Keeping rhino is not for amateurs. The cost of protecting wildlife nearly doubles with black rhino present. Lewa has established a veritable army to protect its animals—and it is expensive.  Encircled by an electric fence, Lewa has 150 armed rangers, surveillance teams, radio operators, dog handlers, a fence maintenance team, night guards and aerial surveillance. The conservancy works extensively with the Kenya Wildlife Service (KWS) and—critically—with local communities, which provide labor, and informers.

So who poached Lewa’s rhinos? A massive investigation is underway in the conservation community. Several people told me that only locals or former employees—including possibly employees charged with rhino security—would have known their way in and out of the ranch. Lewa officials describe the rhino as a ‘Kenyan national asset’ and warn that attacks could escalate across Kenya.

Another reason rhino are vulnerable is that their horns are so portable.  Elephant tusks need to be moved by vehicle, but rhino horn can be hand-carried. “Rhino horn, like drugs, counterfeit currency or illicit diamonds, is a high-value black-market product that, once it leaves the hands of the poacher, is moved through a series of couriers, onto godfathers coordinating these activities,” explained Ian Craig, Lewa’s founder, in a speech to American zoo-keepers. Slipped into a shoulder bag, the horn probably left Isiolo by car and then Kenya by plane within hours of the killings.

While elephant poachers are often caught with tusks, in Kenya only twice have police caught someone with rhino horn.  Without the horn, prosecution is nearly impossible. Moreover, anti-poaching laws offer little deterrence, as penalties are grossly outdated. Magistrates know little about wildlife crime.  Most poachers get charged with misdemeanors. Fines are paid immediately, in cash. One poacher has been arrested, fined and released five times.

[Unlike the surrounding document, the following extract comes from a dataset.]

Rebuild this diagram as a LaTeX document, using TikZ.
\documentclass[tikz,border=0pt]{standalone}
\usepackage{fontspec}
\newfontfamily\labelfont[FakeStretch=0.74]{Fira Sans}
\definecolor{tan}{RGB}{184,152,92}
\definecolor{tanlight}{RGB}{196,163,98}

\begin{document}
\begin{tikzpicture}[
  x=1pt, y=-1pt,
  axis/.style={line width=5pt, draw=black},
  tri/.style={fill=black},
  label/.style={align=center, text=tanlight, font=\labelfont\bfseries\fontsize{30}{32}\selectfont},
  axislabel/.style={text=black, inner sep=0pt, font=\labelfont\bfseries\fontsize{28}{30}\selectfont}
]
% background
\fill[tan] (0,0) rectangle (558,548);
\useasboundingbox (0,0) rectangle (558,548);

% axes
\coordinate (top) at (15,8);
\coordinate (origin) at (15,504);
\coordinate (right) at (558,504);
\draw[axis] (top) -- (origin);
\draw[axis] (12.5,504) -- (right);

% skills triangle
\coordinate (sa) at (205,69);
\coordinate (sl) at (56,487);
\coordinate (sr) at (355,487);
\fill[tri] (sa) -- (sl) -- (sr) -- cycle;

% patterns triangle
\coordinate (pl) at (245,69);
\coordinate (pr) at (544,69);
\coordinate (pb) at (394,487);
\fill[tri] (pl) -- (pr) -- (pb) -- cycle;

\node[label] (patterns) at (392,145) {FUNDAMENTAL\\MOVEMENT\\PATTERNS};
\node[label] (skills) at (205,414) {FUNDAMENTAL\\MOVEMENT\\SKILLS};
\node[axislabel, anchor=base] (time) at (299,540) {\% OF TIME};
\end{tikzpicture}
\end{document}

High-level corruption may be partly to blame, as there is certainly enough money to go around.  And if there is no corruption, there may simply be indifference:  the Kenyan Minister for Wildlife has yet to issue a statement about the recent poachings.

Paula Kahumba, executive director of WildlifeDirect, which blogs to support conservationists, argues that no African government has invested the resources needed to stop poaching. “The truth is that the demand for ivory and rhino is so great that you can’t save it on your own,” Paula says, adding that KWS has its heart in the right place but does not have the wealth or manpower to investigate and prosecute. “The wildlife laws are inadequate given the scale of the problem. We are talking to the government trying to convince them to use the Economic and Organized Crime Act in Kenya.”

It is difficult to know how this will end.  It is a classic ‘tragedy of the commons.’  We are collectively richer with rhino, but for many of the poor, individually, it is better to kill the rhino and market its horn—even if, in the end, there are no rhino or rhino horn left over.  For a desperately poor breadwinner, one horn can make all the difference between feeding and educating children, or consigning them to a life of poverty as well. It is not a fight that conservationists alone can win.